NASA rafts monitor Tahoe’s temperature
They may not look like they are part of NASA, but they are.
Four small, yellow rafts out near the middle of Lake Tahoe are quietly taking the lake’s temperature for comparison with NASA’s recently launched Terra satellite.
The Terra, a $1.3 billion satellite, was launched on Dec. 18 at Vandenberg Air Force Base, Calif. The satellite is the first to be launched as part of a 15-year mission to map the earth and review environmental and physical changes.
“We know the planet’s changing, what the Terra will do is give the planet a physical,” said Dr. Simon Hook, a research scientist at the Jet Propulsion Laboratory in Pasadena, Calif.
Working in collaboration with the University of California, Davis, Tahoe Research Group, Hook spent 12 hours in Tahoe City last Thursday preparing the rafts so that they would be ready when Terra sends its first temperature readings at the end of February.
The temperature readings are only one of Terra’s many different features.
“The Terra is taking the pulse of the planet,” Hook said.
“One of the problems we always face is how accurate are the satellite temperature measurements,” Hook said. By placing the rafts on Lake Tahoe, Hook hopes to resolve some of those problems.
“There are lots of reasons we choose Tahoe,” Hook said. “Tahoe is high, big and because it is water, the temperature is much more consistent.”

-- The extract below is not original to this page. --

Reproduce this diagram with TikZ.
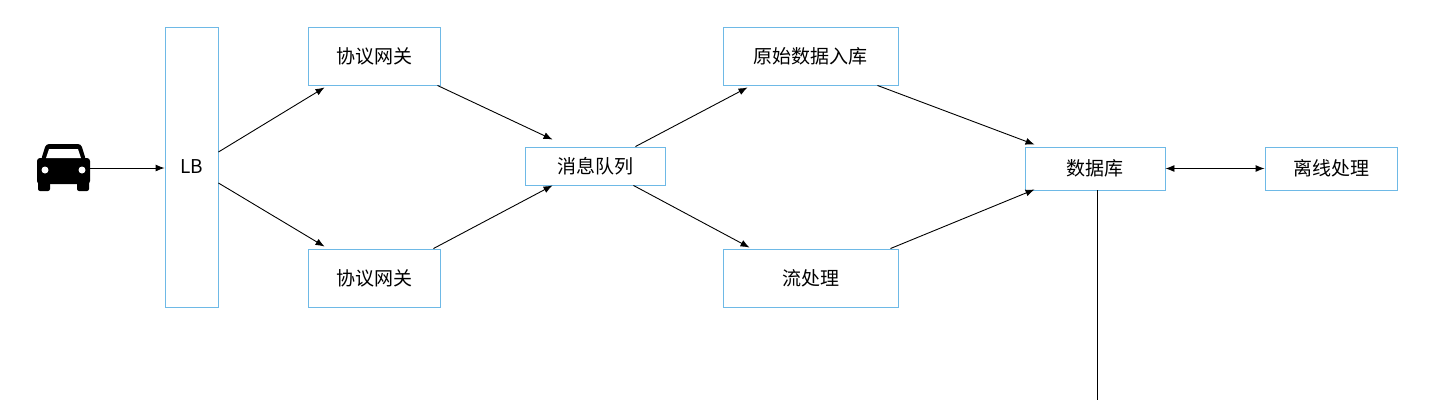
\documentclass[tikz,border=0pt]{standalone}
\usepackage{fontspec}
\newfontfamily\cjk{Noto Sans CJK SC}
\usetikzlibrary{calc,arrows.meta}
\definecolor{bx}{RGB}{110,185,230}
\begin{document}
\begin{tikzpicture}[x=1pt,y=-1pt,
 box/.style={draw=bx,line width=0.9pt,fill=white,inner sep=0pt,font=\cjk\fontsize{19}{22}\selectfont},
 arr/.style={-{Latex[length=9pt,width=7pt]},line width=0.9pt}]
\useasboundingbox (0,0) rectangle (1446,400);
\node[box,minimum width=53,minimum height=280] (lb) at (191.5,167) {LB};
\node[box,minimum width=132,minimum height=58] (g1) at (374,56) {协议网关};
\node[box,minimum width=132,minimum height=58] (g2) at (374,278) {协议网关};
\node[box,minimum width=140,minimum height=38] (mq) at (595,166) {消息队列};
\node[box,minimum width=175,minimum height=58] (raw) at (810.5,56) {原始数据入库};
\node[box,minimum width=175,minimum height=58] (st) at (810.5,278) {流处理};
\node[box,minimum width=140,minimum height=43] (db) at (1095,168.5) {数据库};
\node[box,minimum width=132,minimum height=43] (off) at (1331,168.5) {离线处理};
% car
\begin{scope}
\fill[black,rounded corners=3] (37,158) rectangle (90,184);
\fill[black,rounded corners=3] (46,144) -- (81,144) -- (86,160) -- (41,160) -- cycle;
\fill[white] (49,149) -- (78,149) -- (81,158) -- (46,158) -- cycle;
\fill[black,rounded corners=2] (38,180) rectangle (50,191);
\fill[black,rounded corners=2] (77,180) rectangle (89,191);
\fill[white] (45,170) circle (3.5);
\fill[white] (82,170) circle (3.5);
\end{scope}
\coordinate (car) at (90,168);
\draw[arr] (car) -- (lb.west|-car);
\draw[arr] ($(lb.east)+(0,-15)$) -- ($(g1.south west)+(17,2)$);
\draw[arr] ($(lb.east)+(0,16)$) -- ($(g2.north west)+(17,-2)$);
\draw[arr] ($(g1.south east)+(-3,0)$) -- ($(mq.north west)+(28,-7)$);
\draw[arr] ($(g2.north east)+(-7,0)$) -- ($(mq.south west)+(28,0)$);
\draw[arr] ($(mq.north east)+(-30,0)$) -- ($(raw.south west)+(25,2)$);
\draw[arr] ($(mq.south east)+(-32,0)$) -- ($(st.north west)+(27,-1)$);
\draw[arr] ($(raw.south east)+(-21,0)$) -- ($(db.north west)+(10,-2)$);
\draw[arr] ($(st.north east)+(-8,0)$) -- ($(db.south west)+(10,-1)$);
\draw[{Latex[length=9pt,width=7pt]}-{Latex[length=9pt,width=7pt]},line width=0.9pt] (db) -- (off);
\coordinate (end) at (1097,400);
\draw[line width=0.9pt] (db.south-|end) -- (end);
\end{tikzpicture}
\end{document}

Lake Tahoe also has a few added bonuses: great water clarity keeps the equipment in good condition and the lake doesn’t freeze.
The rafts take continuous measurements of the lake’s surface temperature which can be downloaded by Hook in Pasadena. He can then calculate what the satellite sees by using atmospheric disturbance and wind speed equipment located on the U.S. Coast Guard’s dock in Tahoe City.
“It is important that the rafts make continuous measurements because the satellite will only be over Lake Tahoe for a few seconds and will not make it back over the lake for two weeks,” Hook said.
The rafts are nicknamed “doghouses” by Hook and raft designer Ali Abtahi because the solar panels form a roof over the 6-by-9 foot rafts. The rafts are painted bright yellow with reflective tape and hazard lights. Behind the rafts trails a small contraption nicknamed “the insect” because it looks like to a praying mantis, Hook said. The “insect” takes all of the measurements.
Hook also operates three other validation sites, all in Australia. The sites are set up on different types of terrain.
“We need to know how the satellite works over different terrain,” Hook said.
According to Hook, the rafts in Tahoe are operational and all they need to do now is wait for the satellite.
“It’s all maintenance from now on,” he said.
Eventually Hook wants to put weather stations on the rafts to help him calculate what the satellite sees.
“My hope is that we can do multiple satellite validations because Tahoe is so ideal,” Hook said.